■ AIM ■
Collect every line in the records below that contains the word "page".

■ RECORDS FOR THE TASK ■
--*--
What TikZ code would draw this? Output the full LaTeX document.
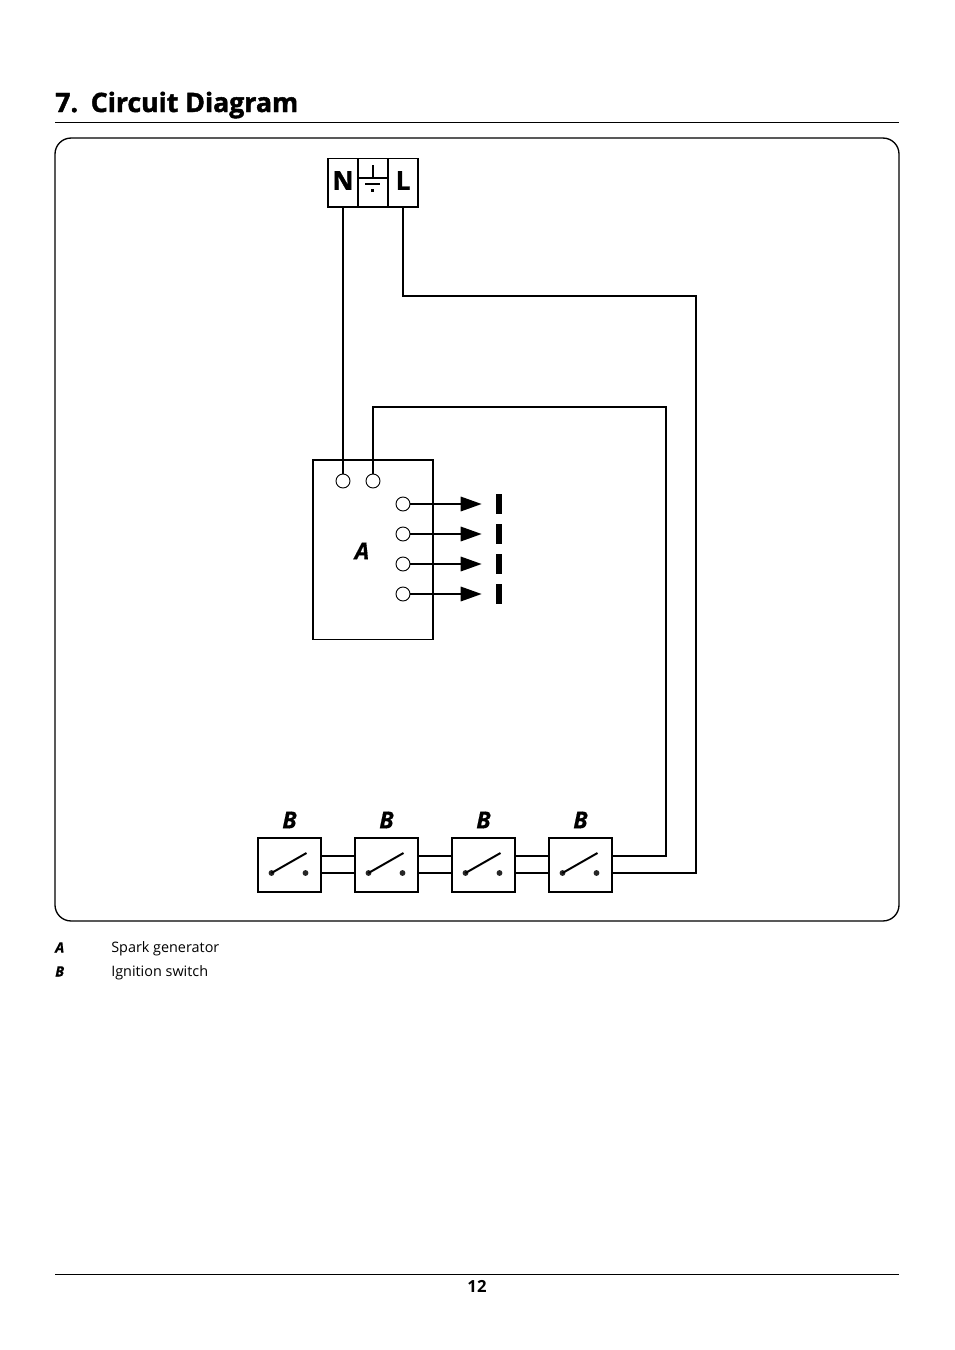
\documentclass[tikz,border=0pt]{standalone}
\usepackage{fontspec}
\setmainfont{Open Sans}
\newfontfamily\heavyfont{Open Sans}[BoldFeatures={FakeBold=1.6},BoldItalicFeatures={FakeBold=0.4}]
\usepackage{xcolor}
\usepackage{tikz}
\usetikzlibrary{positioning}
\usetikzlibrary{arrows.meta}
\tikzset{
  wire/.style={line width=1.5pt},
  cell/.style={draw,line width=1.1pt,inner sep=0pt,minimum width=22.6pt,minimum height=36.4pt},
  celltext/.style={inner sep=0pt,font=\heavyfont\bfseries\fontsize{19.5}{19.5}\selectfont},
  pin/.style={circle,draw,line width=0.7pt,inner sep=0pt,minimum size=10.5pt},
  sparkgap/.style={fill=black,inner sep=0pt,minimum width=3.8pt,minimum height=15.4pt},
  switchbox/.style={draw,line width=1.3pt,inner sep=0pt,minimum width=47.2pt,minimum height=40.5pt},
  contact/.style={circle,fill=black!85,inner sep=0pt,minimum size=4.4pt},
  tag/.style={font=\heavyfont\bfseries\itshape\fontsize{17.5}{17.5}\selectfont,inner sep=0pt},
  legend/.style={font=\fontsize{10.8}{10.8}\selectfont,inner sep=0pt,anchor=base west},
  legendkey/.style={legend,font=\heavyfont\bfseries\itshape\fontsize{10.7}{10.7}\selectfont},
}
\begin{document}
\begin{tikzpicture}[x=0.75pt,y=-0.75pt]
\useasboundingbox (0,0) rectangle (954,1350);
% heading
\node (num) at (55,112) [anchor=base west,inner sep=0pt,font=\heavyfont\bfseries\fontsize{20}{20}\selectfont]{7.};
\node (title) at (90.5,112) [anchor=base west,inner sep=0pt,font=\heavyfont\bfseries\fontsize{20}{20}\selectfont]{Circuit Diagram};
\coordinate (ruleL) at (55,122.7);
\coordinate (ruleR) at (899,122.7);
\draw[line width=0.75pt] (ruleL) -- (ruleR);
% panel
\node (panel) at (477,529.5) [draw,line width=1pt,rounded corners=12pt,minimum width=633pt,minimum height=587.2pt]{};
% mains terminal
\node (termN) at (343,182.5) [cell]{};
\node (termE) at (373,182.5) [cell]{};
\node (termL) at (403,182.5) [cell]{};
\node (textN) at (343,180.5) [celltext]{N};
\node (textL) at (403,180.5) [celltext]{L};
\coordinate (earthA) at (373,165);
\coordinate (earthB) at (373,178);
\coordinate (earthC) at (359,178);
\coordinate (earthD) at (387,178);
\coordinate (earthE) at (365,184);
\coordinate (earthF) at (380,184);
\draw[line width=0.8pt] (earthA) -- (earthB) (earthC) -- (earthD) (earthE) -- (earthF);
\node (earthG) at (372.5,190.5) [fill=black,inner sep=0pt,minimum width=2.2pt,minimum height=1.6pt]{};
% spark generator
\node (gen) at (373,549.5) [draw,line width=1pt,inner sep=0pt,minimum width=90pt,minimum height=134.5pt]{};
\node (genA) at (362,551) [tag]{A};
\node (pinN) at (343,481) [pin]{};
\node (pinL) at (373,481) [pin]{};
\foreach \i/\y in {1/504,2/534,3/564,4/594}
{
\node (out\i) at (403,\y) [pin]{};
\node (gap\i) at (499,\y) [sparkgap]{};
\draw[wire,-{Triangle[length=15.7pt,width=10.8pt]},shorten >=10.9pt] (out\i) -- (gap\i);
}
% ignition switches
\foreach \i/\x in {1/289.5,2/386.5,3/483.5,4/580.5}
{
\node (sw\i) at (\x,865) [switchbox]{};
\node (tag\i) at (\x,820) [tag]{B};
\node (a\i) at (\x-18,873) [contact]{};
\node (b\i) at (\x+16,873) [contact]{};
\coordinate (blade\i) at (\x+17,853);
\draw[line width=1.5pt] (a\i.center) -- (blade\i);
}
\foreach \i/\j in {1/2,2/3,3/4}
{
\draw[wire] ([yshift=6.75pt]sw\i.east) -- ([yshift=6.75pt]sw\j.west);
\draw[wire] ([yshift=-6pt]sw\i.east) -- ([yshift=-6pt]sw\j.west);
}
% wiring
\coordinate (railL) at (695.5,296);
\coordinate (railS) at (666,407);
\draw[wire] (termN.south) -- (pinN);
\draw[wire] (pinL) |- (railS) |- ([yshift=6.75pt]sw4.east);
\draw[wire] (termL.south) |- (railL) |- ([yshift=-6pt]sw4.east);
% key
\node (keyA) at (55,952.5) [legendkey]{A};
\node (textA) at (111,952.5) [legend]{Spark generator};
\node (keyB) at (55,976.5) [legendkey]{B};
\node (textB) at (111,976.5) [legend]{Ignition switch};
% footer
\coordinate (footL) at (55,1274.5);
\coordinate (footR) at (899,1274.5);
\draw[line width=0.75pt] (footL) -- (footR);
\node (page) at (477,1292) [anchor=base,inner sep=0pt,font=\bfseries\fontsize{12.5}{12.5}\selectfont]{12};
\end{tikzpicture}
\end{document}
--*--
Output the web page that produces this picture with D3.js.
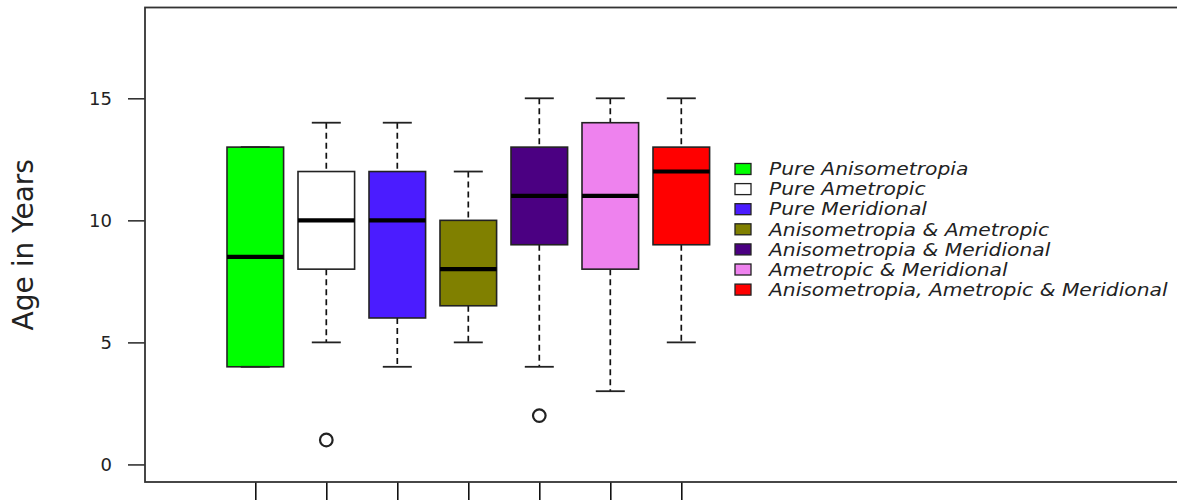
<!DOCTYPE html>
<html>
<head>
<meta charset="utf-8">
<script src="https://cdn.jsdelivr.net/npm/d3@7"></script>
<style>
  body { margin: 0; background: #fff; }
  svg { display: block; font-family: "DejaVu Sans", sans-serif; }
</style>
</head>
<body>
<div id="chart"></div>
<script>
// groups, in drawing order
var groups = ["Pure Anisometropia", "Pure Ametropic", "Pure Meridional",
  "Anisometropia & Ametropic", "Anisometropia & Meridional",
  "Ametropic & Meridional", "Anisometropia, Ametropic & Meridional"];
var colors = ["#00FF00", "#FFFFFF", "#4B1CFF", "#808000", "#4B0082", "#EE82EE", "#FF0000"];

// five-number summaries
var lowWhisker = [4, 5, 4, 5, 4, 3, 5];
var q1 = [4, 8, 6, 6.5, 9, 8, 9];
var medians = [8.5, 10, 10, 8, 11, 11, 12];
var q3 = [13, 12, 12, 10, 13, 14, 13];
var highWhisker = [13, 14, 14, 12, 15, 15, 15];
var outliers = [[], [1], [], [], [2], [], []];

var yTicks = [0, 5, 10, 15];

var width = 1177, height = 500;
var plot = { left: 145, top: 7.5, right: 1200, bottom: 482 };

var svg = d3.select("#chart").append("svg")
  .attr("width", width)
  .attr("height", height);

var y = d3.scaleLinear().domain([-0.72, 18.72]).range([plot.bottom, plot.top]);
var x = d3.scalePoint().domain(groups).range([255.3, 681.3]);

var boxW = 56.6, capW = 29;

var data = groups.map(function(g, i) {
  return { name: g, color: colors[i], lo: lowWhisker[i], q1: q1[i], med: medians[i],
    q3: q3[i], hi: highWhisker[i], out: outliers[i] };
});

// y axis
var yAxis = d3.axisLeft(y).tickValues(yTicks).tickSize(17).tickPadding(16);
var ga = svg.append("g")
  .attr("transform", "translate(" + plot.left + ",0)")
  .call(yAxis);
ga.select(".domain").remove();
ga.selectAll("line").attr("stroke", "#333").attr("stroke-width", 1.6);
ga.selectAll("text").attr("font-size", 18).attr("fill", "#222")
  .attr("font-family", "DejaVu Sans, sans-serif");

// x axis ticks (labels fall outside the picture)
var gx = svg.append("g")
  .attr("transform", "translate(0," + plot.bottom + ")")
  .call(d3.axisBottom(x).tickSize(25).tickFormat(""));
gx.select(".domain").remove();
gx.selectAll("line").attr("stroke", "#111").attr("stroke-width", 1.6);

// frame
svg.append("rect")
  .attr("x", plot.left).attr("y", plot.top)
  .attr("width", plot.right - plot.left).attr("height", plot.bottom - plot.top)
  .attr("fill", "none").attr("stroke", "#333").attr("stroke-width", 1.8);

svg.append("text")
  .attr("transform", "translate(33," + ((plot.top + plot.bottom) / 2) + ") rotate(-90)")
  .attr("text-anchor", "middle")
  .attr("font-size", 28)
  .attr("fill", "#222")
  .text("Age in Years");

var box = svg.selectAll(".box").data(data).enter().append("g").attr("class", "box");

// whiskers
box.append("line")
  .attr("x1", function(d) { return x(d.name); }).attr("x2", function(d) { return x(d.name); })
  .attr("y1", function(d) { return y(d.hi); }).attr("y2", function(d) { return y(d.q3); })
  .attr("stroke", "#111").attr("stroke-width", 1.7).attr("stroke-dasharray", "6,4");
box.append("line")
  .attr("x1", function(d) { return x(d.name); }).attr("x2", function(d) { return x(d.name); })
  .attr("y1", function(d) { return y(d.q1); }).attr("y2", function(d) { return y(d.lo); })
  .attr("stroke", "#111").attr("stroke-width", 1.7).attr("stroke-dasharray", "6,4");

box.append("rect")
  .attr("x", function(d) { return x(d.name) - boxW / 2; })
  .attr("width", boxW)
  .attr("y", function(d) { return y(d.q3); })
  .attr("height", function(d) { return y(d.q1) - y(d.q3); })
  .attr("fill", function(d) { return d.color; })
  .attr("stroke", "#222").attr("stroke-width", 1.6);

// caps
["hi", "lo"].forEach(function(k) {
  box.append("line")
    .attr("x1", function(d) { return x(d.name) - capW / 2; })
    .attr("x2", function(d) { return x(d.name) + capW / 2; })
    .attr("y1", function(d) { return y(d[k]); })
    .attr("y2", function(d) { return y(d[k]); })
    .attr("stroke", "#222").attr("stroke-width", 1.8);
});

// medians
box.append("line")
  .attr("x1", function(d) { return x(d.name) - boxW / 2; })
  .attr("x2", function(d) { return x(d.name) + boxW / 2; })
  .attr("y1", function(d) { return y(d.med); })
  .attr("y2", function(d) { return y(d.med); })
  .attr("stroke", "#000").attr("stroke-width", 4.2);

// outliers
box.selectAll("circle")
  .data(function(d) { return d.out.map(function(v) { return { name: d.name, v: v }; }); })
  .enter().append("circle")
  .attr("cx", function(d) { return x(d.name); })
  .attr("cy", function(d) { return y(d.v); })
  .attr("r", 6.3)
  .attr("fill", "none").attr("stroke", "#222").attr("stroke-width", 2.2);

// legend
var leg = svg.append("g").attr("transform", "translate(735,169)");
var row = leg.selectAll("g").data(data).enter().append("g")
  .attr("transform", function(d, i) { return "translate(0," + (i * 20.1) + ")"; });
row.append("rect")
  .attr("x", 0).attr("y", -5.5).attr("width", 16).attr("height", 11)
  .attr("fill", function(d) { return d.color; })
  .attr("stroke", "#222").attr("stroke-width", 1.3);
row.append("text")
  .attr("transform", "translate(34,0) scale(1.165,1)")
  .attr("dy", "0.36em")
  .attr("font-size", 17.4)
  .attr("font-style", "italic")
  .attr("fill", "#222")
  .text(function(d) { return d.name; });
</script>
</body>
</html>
--*--
■ RESULT BELOW ■
\node (page) at (477,1292) [anchor=base,inner sep=0pt,font=\bfseries\fontsize{12.5}{12.5}\selectfont]{12};
Output the web page that produces this picture with D3.js.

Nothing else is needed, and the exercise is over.